Matching the trampoline to your yard
Size is where a lot of buyers get caught out. A big round trampoline looks generous in the showroom and enormous once it’s wedged between the clothesline and the fence. Measure the space first, then leave clearance on every side so a kid bouncing toward the edge has room and so you can mow around it.
Round shapes pull jumpers back toward the centre, which suits younger children. Rectangular models give a more even bounce across the whole mat and tend to appeal to older kids practising tricks. Shape affects price too, so it pays to know which one your family will get the most out of before you start reading reviews.
The parts that wear out
Sun is brutal on outdoor play equipment, and Australian sun more than most. The components that fade and fray first are the soft ones. The safety net goes first, usually, followed by the spring padding and any UV-exposed stitching on the mat. Galvanised springs and a rust-resistant frame will keep going for years, but expect to replace a net once or twice over the life of the trampoline.

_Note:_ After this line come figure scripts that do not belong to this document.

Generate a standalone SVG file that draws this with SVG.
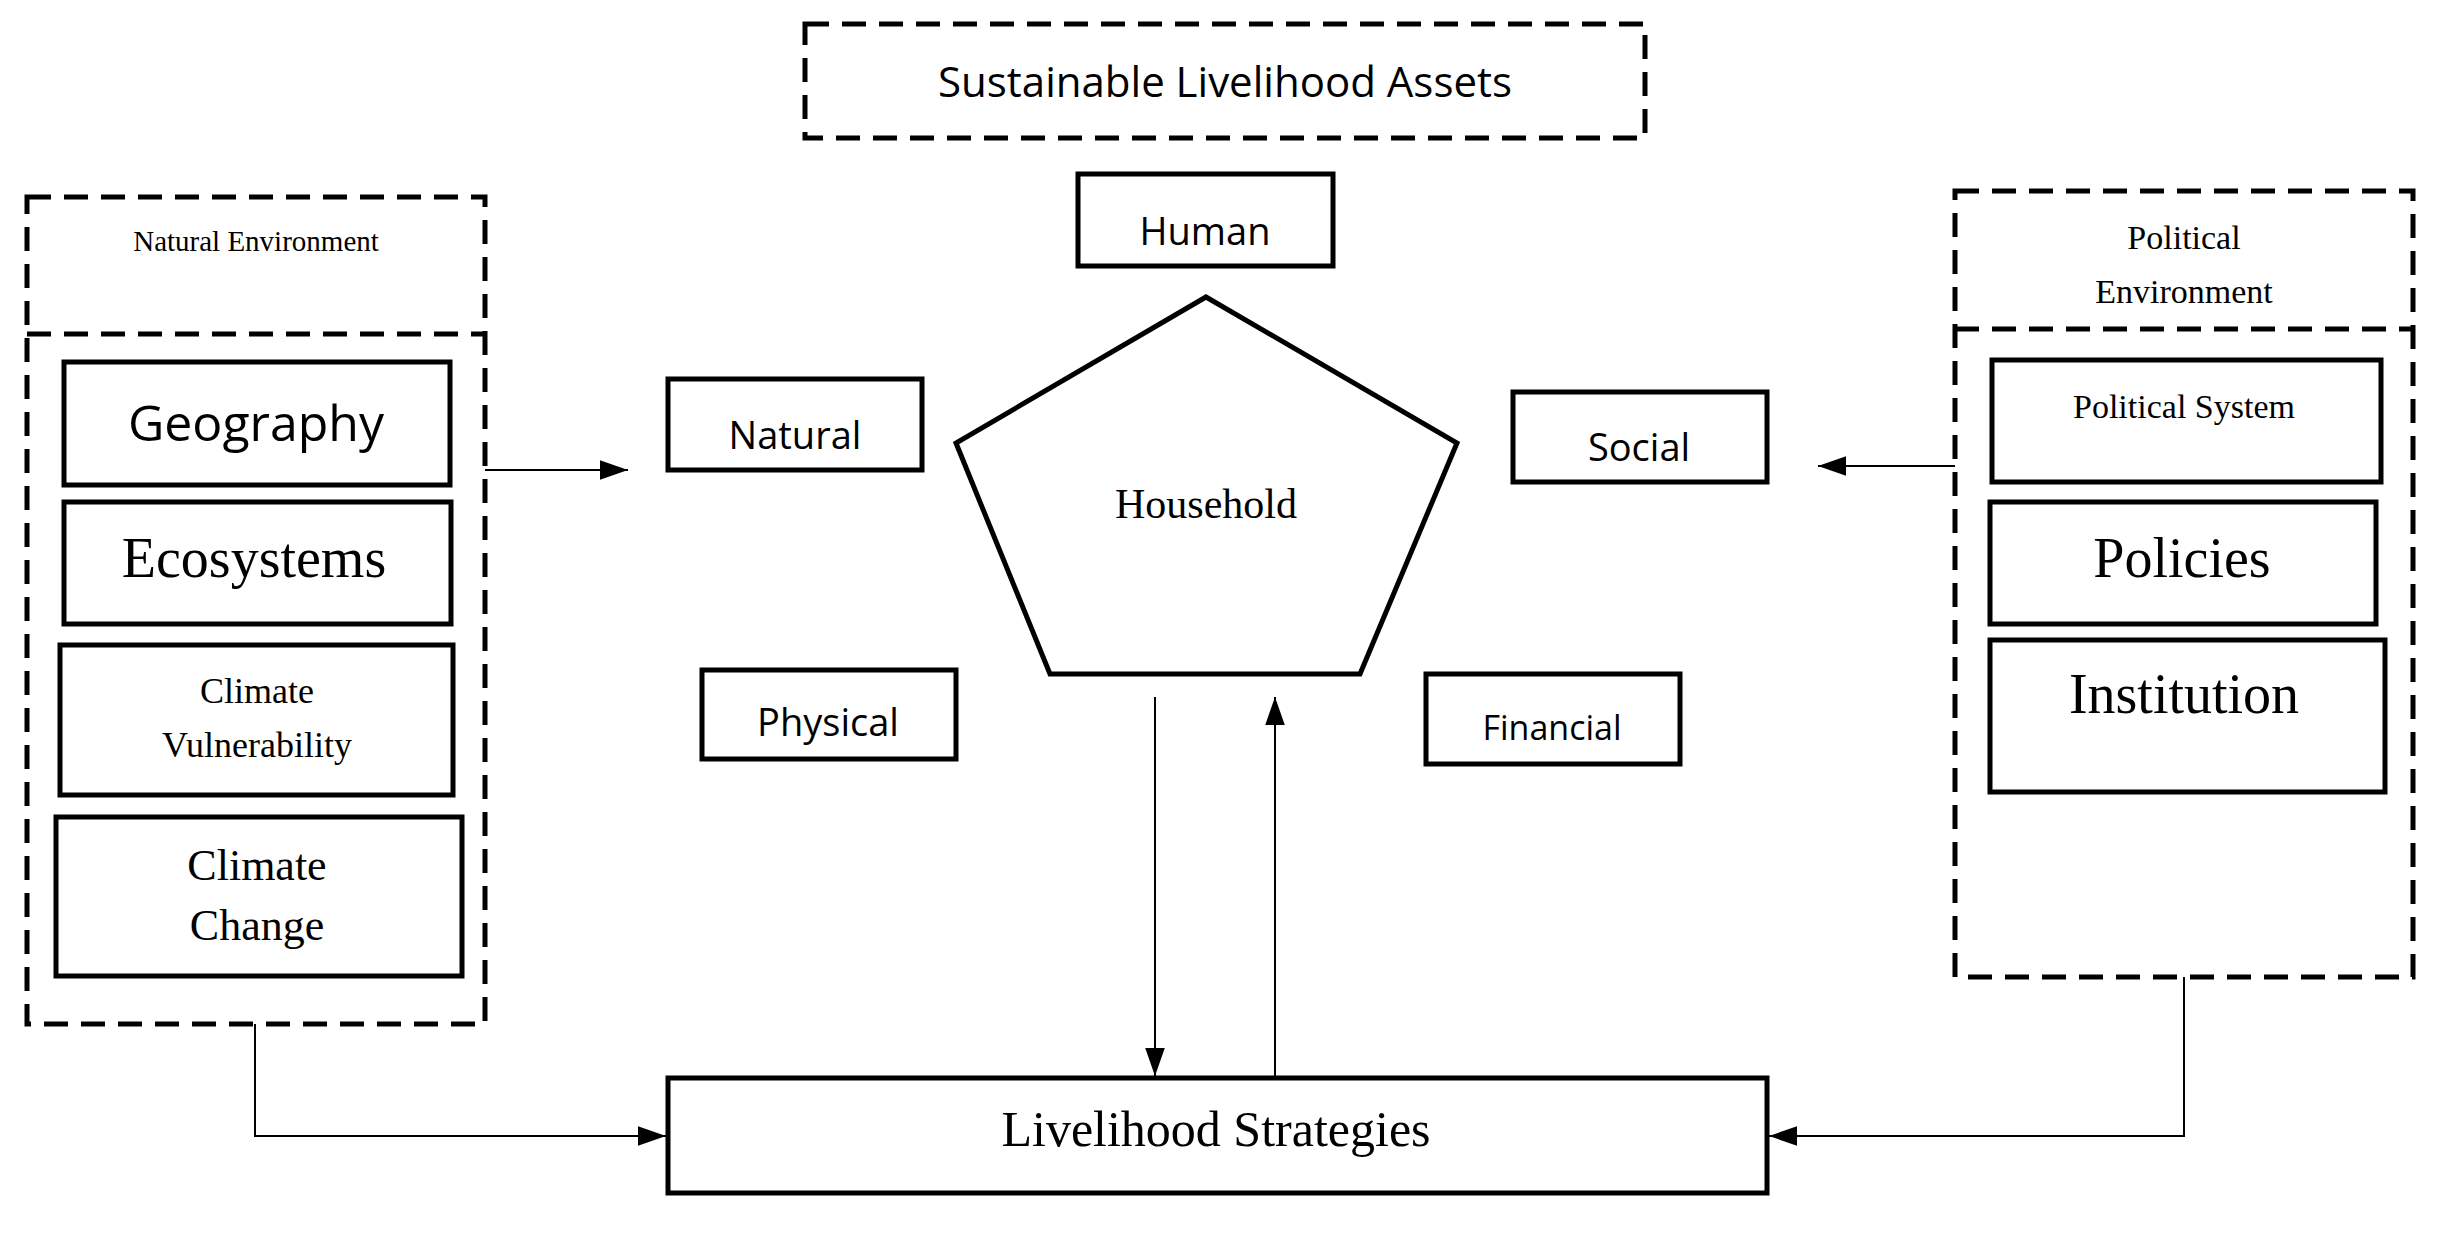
<svg xmlns="http://www.w3.org/2000/svg" width="2437" height="1236" viewBox="0 0 2437 1236">
<style>
.b{fill:#fff;stroke:#000;stroke-width:5}
.d{fill:none;stroke:#000;stroke-width:5;stroke-dasharray:24 13}
.s{font-family:"Open Sans","Liberation Sans",sans-serif;text-anchor:middle;fill:#000}
.r{font-family:"Liberation Serif",serif;text-anchor:middle;fill:#000}
.c{fill:none;stroke:#000;stroke-width:2}
</style>
<defs><marker id="a" viewBox="0 0 10 10" refX="10" refY="5" markerWidth="11" markerHeight="11" markerUnits="userSpaceOnUse" orient="auto"><path d="M0,0L10,5L0,10z"/></marker>
<marker id="A" viewBox="0 0 10 10" refX="10" refY="5" markerWidth="28" markerHeight="28" markerUnits="userSpaceOnUse" orient="auto"><path d="M0,1.5L10,5L0,8.5z"/></marker></defs>
<rect width="2437" height="1236" fill="#fff"/>
<g id="title"><rect class="d" x="805" y="24" width="840" height="114"/><text class="s" x="1225" y="97" font-size="42">Sustainable Livelihood Assets</text></g>
<g id="natenv"><rect class="d" x="27" y="197" width="458" height="827"/><path class="d" d="M27,334H485"/><text class="r" x="256" y="251" font-size="29">Natural Environment</text></g>
<g id="geo"><rect class="b" x="64" y="362" width="386" height="123"/><text class="s" x="256" y="441" font-size="50">Geography</text></g>
<g id="eco"><rect class="b" x="64" y="502" width="387" height="122"/><text class="r" x="254" y="577" font-size="56">Ecosystems</text></g>
<g id="cv"><rect class="b" x="60" y="645" width="393" height="150"/><text class="r" x="257" y="703" font-size="36">Climate</text><text class="r" x="257" y="757" font-size="36">Vulnerability</text></g>
<g id="cc"><rect class="b" x="56" y="817" width="406" height="159"/><text class="r" x="257" y="880" font-size="44">Climate</text><text class="r" x="257" y="940" font-size="44">Change</text></g>
<g id="natural"><rect class="b" x="668" y="379" width="254" height="91"/><text class="s" x="795" y="449" font-size="38">Natural</text></g>
<g id="physical"><rect class="b" x="702" y="670" width="254" height="89"/><text class="s" x="828" y="736" font-size="38">Physical</text></g>
<g id="human"><rect class="b" x="1078" y="174" width="255" height="92"/><text class="s" x="1205" y="245" font-size="38">Human</text></g>
<g id="household"><polygon class="b" points="1206,297 1457,443 1360,674 1050,674 956,443"/><text class="r" x="1206" y="518" font-size="42">Household</text></g>
<g id="social"><rect class="b" x="1513" y="392" width="254" height="90"/><text class="s" x="1639" y="461" font-size="38">Social</text></g>
<g id="financial"><rect class="b" x="1426" y="674" width="254" height="90"/><text class="s" x="1552" y="740" font-size="34">Financial</text></g>
<g id="polenv"><rect class="d" x="1955" y="191" width="458" height="786"/><path class="d" d="M1955,329H2413"/><text class="r" x="2184" y="249" font-size="34">Political</text><text class="r" x="2184" y="303" font-size="34">Environment</text></g>
<g id="polsys"><rect class="b" x="1992" y="360" width="389" height="122"/><text class="r" x="2184" y="418" font-size="34">Political System</text></g>
<g id="policies"><rect class="b" x="1990" y="502" width="386" height="122"/><text class="r" x="2182" y="577" font-size="56">Policies</text></g>
<g id="institution"><rect class="b" x="1990" y="640" width="395" height="152"/><text class="r" x="2184" y="713" font-size="56">Institution</text></g>
<g id="strategies"><rect class="b" x="668" y="1078" width="1099" height="115"/><text class="r" x="1216" y="1146" font-size="50">Livelihood Strategies</text></g>
<g id="connectors">
<path class="c" d="M485,470H628" marker-end="url(#A)"/>
<path class="c" d="M1955,466H1818" marker-end="url(#A)"/>
<path class="c" d="M1155,697V1076" marker-end="url(#A)"/>
<path class="c" d="M1275,1076V697" marker-end="url(#A)"/>
<path class="c" d="M255,1024V1136H666" marker-end="url(#A)"/>
<path class="c" d="M2184,977V1136H1769" marker-end="url(#A)"/>
</g>
</svg>
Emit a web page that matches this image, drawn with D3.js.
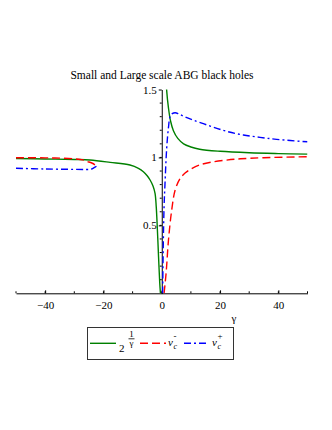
<!DOCTYPE html>
<html>
<head>
<meta charset="utf-8">
<script src="https://cdn.jsdelivr.net/npm/d3@7"></script>
<style>
body { margin: 0; background: #fff; }
text { font-family: "Liberation Serif", "DejaVu Serif", serif; }
</style>
</head>
<body>
<script>
// values
var title = "Small and Large scale ABG black holes";

var greenLeftX = [-50, -40, -30, -24.6, -17.7, -10.9, -8, -6.3, -5, -4, -3, -2.3, -1.9, -1.5, -1.1, -0.7, -0.45];
var greenLeftY = [0.992, 0.989, 0.985, 0.981, 0.964, 0.944, 0.92, 0.895, 0.865, 0.834, 0.79, 0.736, 0.64, 0.47, 0.27, 0.08, 0];
var greenRightX = [1.45, 1.7, 2.3, 3, 4, 5.5, 7.5, 10, 13, 20, 30, 40, 50];
var greenRightY = [1.62, 1.49, 1.365, 1.27, 1.197, 1.14, 1.1, 1.077, 1.06, 1.045, 1.034, 1.028, 1.024];

var redLeftX = [-50, -40, -35, -30, -27, -25.7, -24, -22.9, -22.4];
var redLeftY = [0.998, 0.997, 0.995, 0.99, 0.982, 0.971, 0.959, 0.945, 0.935];
var redRightX = [0.8, 1.5, 2.3, 3.4, 4.6, 6.3, 8, 10, 13, 17, 22, 27, 35, 50];
var redRightY = [0, 0.15, 0.39, 0.61, 0.76, 0.845, 0.885, 0.915, 0.945, 0.965, 0.98, 0.99, 0.998, 1.005];

var blueLeftX = [-50, -40, -30, -25.7, -24, -23.2, -22.4];
var blueLeftY = [0.92, 0.915, 0.912, 0.911, 0.915, 0.925, 0.935];
var blueRightX = [0.3, 0.55, 0.8, 1.1, 1.7, 2.3, 2.85, 3.6, 4.6, 6, 8, 10.8, 16.6, 22.3, 28, 33.7, 39.4, 50];
var blueRightY = [0, 0.39, 0.64, 0.8, 1.07, 1.22, 1.3, 1.322, 1.329, 1.318, 1.298, 1.275, 1.231, 1.192, 1.165, 1.148, 1.133, 1.115];

var xTicks = [-40, -20, 0, 20, 40];
var yTicks = [0.5, 1, 1.5];

var width = 332, height = 430;

var x = d3.scaleLinear().domain([-50, 50]).range([16, 307.5]);
var y = d3.scaleLinear().domain([0, 1.5]).range([293.3, 89.5]);

var svg = d3.select("body").append("svg")
    .attr("width", width)
    .attr("height", height);

svg.append("defs").append("clipPath").attr("id", "plotclip")
    .append("rect")
    .attr("x", x(-50)).attr("y", y(1.5))
    .attr("width", x(50) - x(-50)).attr("height", y(0) - y(1.5));

svg.append("text")
    .attr("x", 162).attr("y", 79)
    .attr("text-anchor", "middle")
    .style("font-size", "11.5px")
    .text(title);

// x axis with labels
var xAxis = svg.append("g")
    .attr("transform", "translate(0," + y(0) + ")")
    .call(d3.axisBottom(x).tickValues(xTicks).tickSizeInner(-3).tickSizeOuter(0).tickPadding(8));
xAxis.selectAll(".tick text").style("font-size", "11px");
// minor ticks
svg.append("g").selectAll("line")
    .data(d3.range(-50, 51, 10))
    .enter().append("line")
    .attr("x1", function(d) { return x(d); })
    .attr("x2", function(d) { return x(d); })
    .attr("y1", y(0)).attr("y2", y(0) - 2)
    .attr("stroke", "#000");

var yAxis = svg.append("g")
    .attr("transform", "translate(" + x(0) + ",0)")
    .call(d3.axisLeft(y).tickValues(yTicks).tickFormat(d3.format("")).tickSizeInner(3).tickSizeOuter(0).tickPadding(2));
yAxis.selectAll(".tick text").style("font-size", "11px");
svg.append("g").selectAll("line")
    .data(d3.range(1, 15))
    .enter().append("line")
    .attr("x1", x(0)).attr("x2", x(0) - 2)
    .attr("y1", function(d) { return y(d / 10); })
    .attr("y2", function(d) { return y(d / 10); })
    .attr("stroke", "#000");
xAxis.selectAll(".domain, line").attr("stroke", "#000");
yAxis.selectAll(".domain, line").attr("stroke", "#000");

svg.append("text")
    .attr("x", 234).attr("y", 322)
    .attr("text-anchor", "middle")
    .style("font-size", "11px")
    .text("γ");

var line = d3.line()
    .x(function(d) { return x(d[0]); })
    .y(function(d) { return y(d[1]); })
    .curve(d3.curveCatmullRom.alpha(0.5));

function pairs(xs, ys) {
    return xs.map(function(v, i) { return [v, ys[i]]; });
}

var plot = svg.append("g").attr("clip-path", "url(#plotclip)");

var series = [
    {color: "#008000", dash: null, parts: [pairs(greenLeftX, greenLeftY), pairs(greenRightX, greenRightY)]},
    {color: "#ff0000", dash: "8,4", parts: [pairs(redLeftX, redLeftY), pairs(redRightX, redRightY)]},
    {color: "#0000ff", dash: "7,3,2,3", parts: [pairs(blueLeftX, blueLeftY), pairs(blueRightX, blueRightY)]}
];

series.forEach(function(s) {
    s.parts.forEach(function(p) {
        plot.append("path")
            .attr("d", line(p))
            .attr("fill", "none")
            .attr("stroke", s.color)
            .attr("stroke-width", 1.4)
            .attr("stroke-dasharray", s.dash);
    });
});

// legend
var leg = svg.append("g");
leg.append("rect")
    .attr("x", 87.5).attr("y", 327.5)
    .attr("width", 146).attr("height", 32)
    .attr("fill", "none").attr("stroke", "#333").attr("stroke-width", 1);

var legItems = [
    {color: "#008000", dash: null, x1: 90, x2: 116},
    {color: "#ff0000", dash: "8,4", x1: 140, x2: 166},
    {color: "#0000ff", dash: "7,3,2,3", x1: 184, x2: 209}
];
leg.selectAll("line.item")
    .data(legItems)
    .enter().append("line")
    .attr("class", "item")
    .attr("x1", function(d) { return d.x1; })
    .attr("x2", function(d) { return d.x2; })
    .attr("y1", 343.3).attr("y2", 343.3)
    .attr("stroke", function(d) { return d.color; })
    .attr("stroke-width", 1.4)
    .attr("stroke-dasharray", function(d) { return d.dash; });

// 2^(1/γ)
leg.append("text").attr("x", 119).attr("y", 352).style("font-size", "11px").text("2");
leg.append("text").attr("x", 131.5).attr("y", 337).attr("text-anchor", "middle").style("font-size", "9px").text("1");
leg.append("line").attr("x1", 128.5).attr("x2", 134.5).attr("y1", 338.8).attr("y2", 338.8).attr("stroke", "#000").attr("stroke-width", 0.8);
leg.append("text").attr("x", 131.5).attr("y", 346).attr("text-anchor", "middle").style("font-size", "9px").text("γ");

// nu_c^- and nu_c^+
function nuLabel(x0, sign) {
    leg.append("text").attr("x", x0).attr("y", 346).style("font-size", "11px").style("font-style", "italic").text("ν");
    leg.append("text").attr("x", x0 + 5.5).attr("y", 349).style("font-size", "8px").style("font-style", "italic").text("c");
    leg.append("text").attr("x", x0 + 5.5).attr("y", 339).style("font-size", "9px").text(sign);
}
nuLabel(168, "-");
nuLabel(212, "+");
</script>
</body>
</html>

Worth checking before you buy is whether replacement parts are sold separately. A frame that lasts a decade is little help if you can’t get a new net for it after summer three. Brands that stock spares tend to be the ones still standing in backyards long after the cheaper imports have been dragged to the verge.
How long one should last
A well-made backyard trampoline can run eight to ten years of regular use, as long as it stays anchored and padded, and never sits in pooling water after rain. Cheaper models often start sagging or rusting inside two or three. The gap in price between the two usually narrows once you factor in replacing the whole thing twice.
Anchoring deserves a mention on its own. Perth gets enough windy days that an unsecured trampoline can lift and tumble across a yard, taking the fence with it. Ground anchor kits are cheap and quick to fit, and they save a lot of grief in a storm.
Bringing it back to your child
Age six is a guide, not a gate. Some kids are ready a little earlier with the right equipment and close supervision; others do better waiting another year. What stays constant is that the trampoline itself shapes the experience as much as the birthday on the box. Its size and build matter, and so does the upkeep. Get those right and a trampoline earns its space in the yard for years, through every season a Perth backyard throws at it.